11. The terminal device according to claim 9, wherein the control unit is configured, upon receiving at the communications unit a an NAS SM reject message or an NAS MM reject message containing a back-off timer for the NAS SM signalling suppression or prevention of the terminal that is configured to apply to all APNs to which the terminal has a subscription, to instruct said the communications unit to not initiate any NAS SM signalling related to the respective APNs while the back-off timer is running.

12. The terminal device according to claim 9, wherein the control unit is configured, upon receiving at the communications unit an NAS SM reject message or NAS MM reject message containing a list of APNs that indicates those APNs to which the NAS SM reject message or the NAS MM reject message applies, to instruct the communications unit to not initiate any NAS SM signalling related to those APNs indicated in the list.

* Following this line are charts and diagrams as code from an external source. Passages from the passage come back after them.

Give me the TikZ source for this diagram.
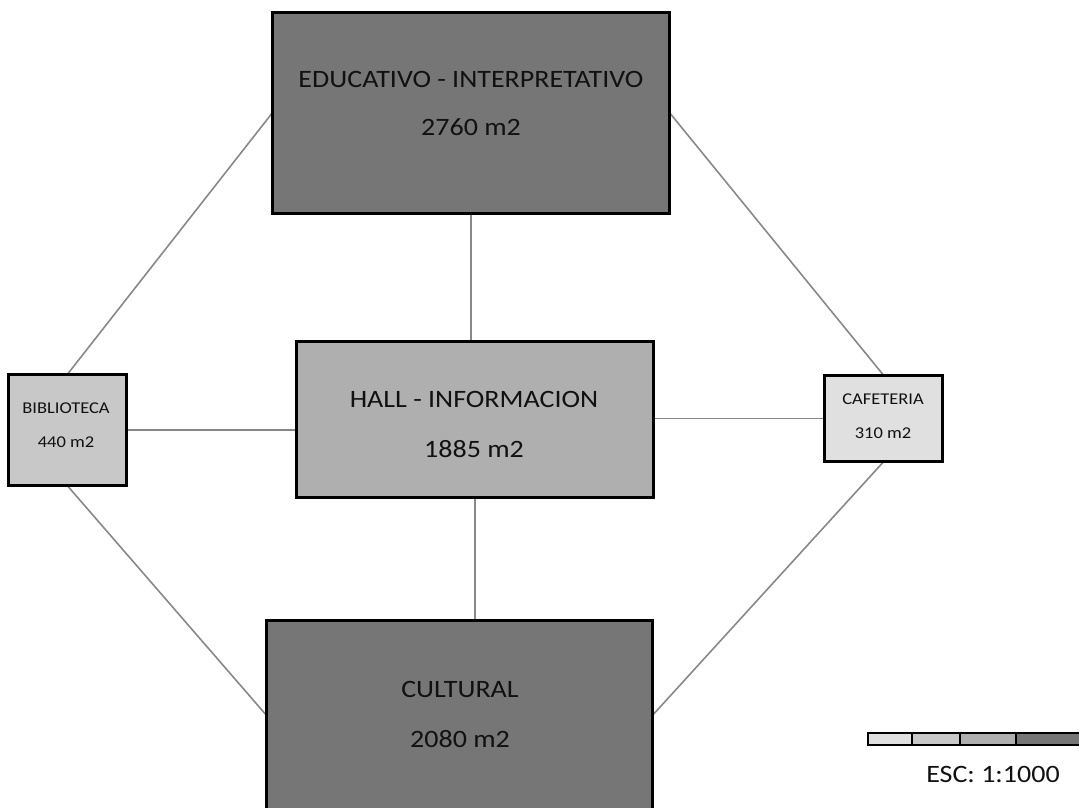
\documentclass[tikz,border=0pt]{standalone}
\usepackage{fontspec}
\setmainfont[FakeStretch=1.12]{Carlito}
\definecolor{darkbox}{HTML}{767676}
\definecolor{midbox}{HTML}{AFAFAF}
\definecolor{bibbox}{HTML}{C8C8C8}
\definecolor{cafbox}{HTML}{E0E0E0}
\definecolor{linkgray}{HTML}{888888}
\definecolor{txt}{HTML}{111111}
\tikzset{
  box/.style={draw=black, line width=1.6pt, inner sep=0pt},
  big/.style={font=\fontsize{25}{29}\selectfont, text=txt, anchor=base, inner sep=0pt},
  small/.style={font=\fontsize{16.5}{19}\selectfont, text=txt, anchor=base, inner sep=0pt},
  link/.style={draw=linkgray, line width=1.6pt},
  seg/.style={draw=black, line width=1.4pt}
}
\begin{document}
\begin{tikzpicture}[x=1pt,y=-1pt]
\useasboundingbox (0,0) rectangle (1079,807);
\clip (0,0) rectangle (1079,807);
% boxes
\node[box, fill=darkbox, minimum width=396pt, minimum height=200pt] (edu) at (471,113) {};
\node[box, fill=midbox, minimum width=356pt, minimum height=155pt] (hall) at (475,419.5) {};
\node[box, fill=bibbox, minimum width=117pt, minimum height=110pt] (bib) at (67.5,430) {};
\node[box, fill=cafbox, minimum width=117pt, minimum height=85pt] (caf) at (883.5,418.5) {};
\node[box, fill=darkbox, minimum width=385pt, minimum height=188pt] (cul) at (459.5,715) {};
% connectors
\draw[link] (edu.west) -- (bib.north);
\draw[link] (edu.east) -- (caf.north);
\draw[link] (edu.south) -- (edu.south |- hall.north);
\draw[link] (bib.east |- 0,430) coordinate (bibE) -- (bibE -| hall.west);
\draw[link] (caf.west) -- (caf.west -| hall.east);
\draw[link] (hall.south) -- (hall.south |- cul.north);
\draw[link] (bib.south) -- (cul.west);
\draw[link] (caf.south) -- (cul.east);
% redraw box borders over connectors
\foreach \n in {edu,hall,bib,caf,cul}{\draw[black, line width=1.6pt] (\n.north west) rectangle (\n.south east);}
% labels
\node[big] (edut) at (471,87) {EDUCATIVO - INTERPRETATIVO};
\node[big] (edua) at (471,135) {2760 m2};
\node[big] (hallt) at (474,407) {HALL - INFORMACION};
\node[big] (halla) at (474,457) {1885 m2};
\node[big] (cult) at (460,697) {CULTURAL};
\node[big] (cula) at (460,747) {2080 m2};
\node[small] (bibt) at (66,413) {BIBLIOTECA};
\node[small] (biba) at (66,447) {440 m2};
\node[small] (caft) at (883,404) {CAFETERIA};
\node[small] (cafa) at (883,438) {310 m2};
% scale bar
\draw[seg, fill=cafbox] (868,733) rectangle (912,745);
\draw[seg, fill=bibbox] (912,733) rectangle (960,745);
\draw[seg, fill=midbox] (960,733) rectangle (1016,745);
\draw[seg, fill=darkbox] (1016,733) rectangle (1085,745);
\node[big] (esc) at (993,782) {ESC: 1:1000};
\end{tikzpicture}
\end{document}
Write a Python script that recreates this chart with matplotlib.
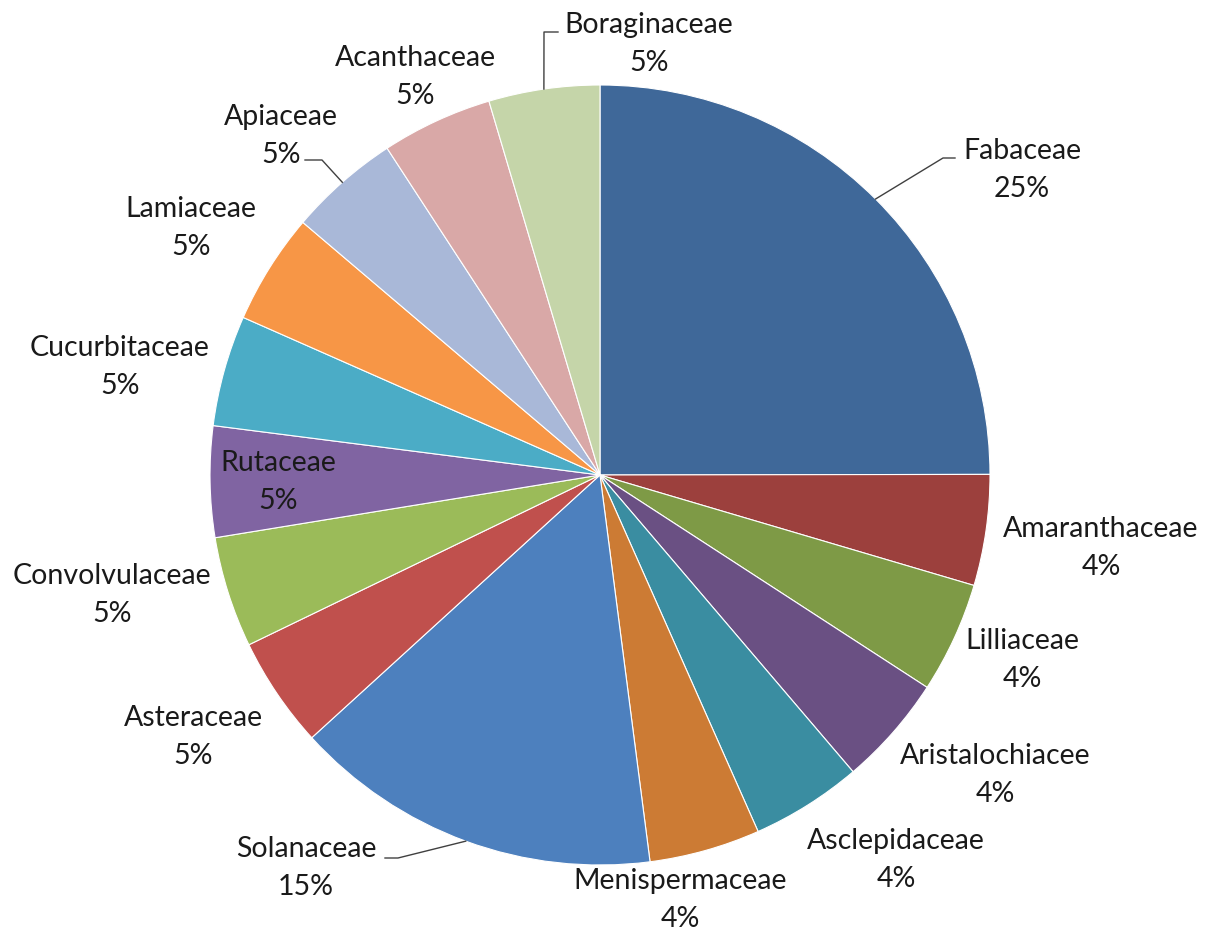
import numpy as np
import matplotlib.pyplot as plt

# plant families, clockwise from 12 o'clock
families = ['Fabaceae', 'Amaranthaceae', 'Lilliaceae', 'Aristalochiacee', 'Asclepidaceae',
            'Menispermaceae', 'Solanaceae', 'Asteraceae', 'Convolvulaceae', 'Rutaceae',
            'Cucurbitaceae', 'Lamiaceae', 'Apiaceae', 'Acanthaceae', 'Boraginaceae']
shares = [25, 4.6, 4.6, 4.6, 4.6, 4.6, 15.3, 4.6, 4.6, 4.6, 4.6, 4.6, 4.6, 4.6, 4.6]
pct_text = ['25%', '4%', '4%', '4%', '4%', '4%', '15%', '5%', '5%', '5%', '5%', '5%', '5%', '5%', '5%']
colors = ['#3F6899', '#9C403D', '#7E9A46', '#6A5083', '#3A8DA1', '#CC7B34', '#4D80BE',
          '#C0504D', '#9BBB59', '#8064A2', '#4BACC6', '#F79646', '#A9B8D8', '#D9A8A7', '#C5D5A9']

W, H = 1206, 930

# label centres in pixel coords (x, y from top)
label_pos = [(1022, 170), (1101, 548), (1022, 660), (995, 775), (896, 860),
             (680, 900), (306, 868), (193, 737), (112, 595), (278, 482),
             (120, 367), (191, 228), (281, 136), (415, 77), (649, 44)]
# leader lines: points after the wedge edge point
leaders = {
    'Fabaceae': [(943, 158), (955, 158)],
    'Solanaceae': [(398, 858), (385, 858)],
    'Apiaceae': [(322, 160), (305, 160)],
    'Boraginaceae': [(544, 32), (558, 32)],
}

fig = plt.figure(figsize=(W / 100, H / 100), dpi=100)
ax = fig.add_axes([0, 0, 1, 1])

cx, cy, r = 600, H - 475, 390
wedges, _ = ax.pie(shares, colors=colors, startangle=90, counterclock=False,
                   center=(cx, cy), radius=r,
                   wedgeprops=dict(edgecolor='white', linewidth=0.8))
ax.set_xlim(0, W)
ax.set_ylim(0, H)
ax.set_aspect('equal')
ax.axis('off')

for i, name in enumerate(families):
    lx, ly = label_pos[i]
    ax.text(lx, H - ly, name + '\n' + pct_text[i], ha='center', va='center',
            fontsize=20.5, family='Lato', color='#1a1a1a', linespacing=1.6)
    if name in leaders:
        w = wedges[i]
        mid = np.deg2rad((w.theta1 + w.theta2) / 2)
        xs = [cx + r * np.cos(mid)] + [p[0] for p in leaders[name]]
        ys = [cy + r * np.sin(mid)] + [H - p[1] for p in leaders[name]]
        ax.plot(xs, ys, color='#404040', lw=1)

fig.savefig('out.png', dpi=100)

13. A serving node for use in a mobile network, the serving node comprising:

a communications unit for transmitting and receiving messages, and

a control unit for controlling operation of the communications unit,

wherein the control unit is configured to detect when a group specific NAS level congestion control mechanism that applies to a group of terminals is activated within the mobile network, and

wherein the control unit is further configured to instruct the communications unit, upon receiving from a terminal of the group an NAS SM request message related to a particular APN, to transmit to the terminal one or more NAS reject messages that indicate suppression or prevention of NAS SM signalling of the terminal that is related either to all APNs to which the terminal has established or activated IP bearers or to all APNs to which the terminal has a subscription.

14. The serving node according to claim 13, wherein said-the control unit is configured, upon receiving at the communications unit an NAS SM request message from a terminal, to determine whether the terminal belongs to a group for which an activated group specific NAS level congestion control mechanism applies.

15. The serving node according to claim 13, wherein the mobile network is a 3G UMTS network or a 4G LTE network and the serving node is an SGSN or an MME.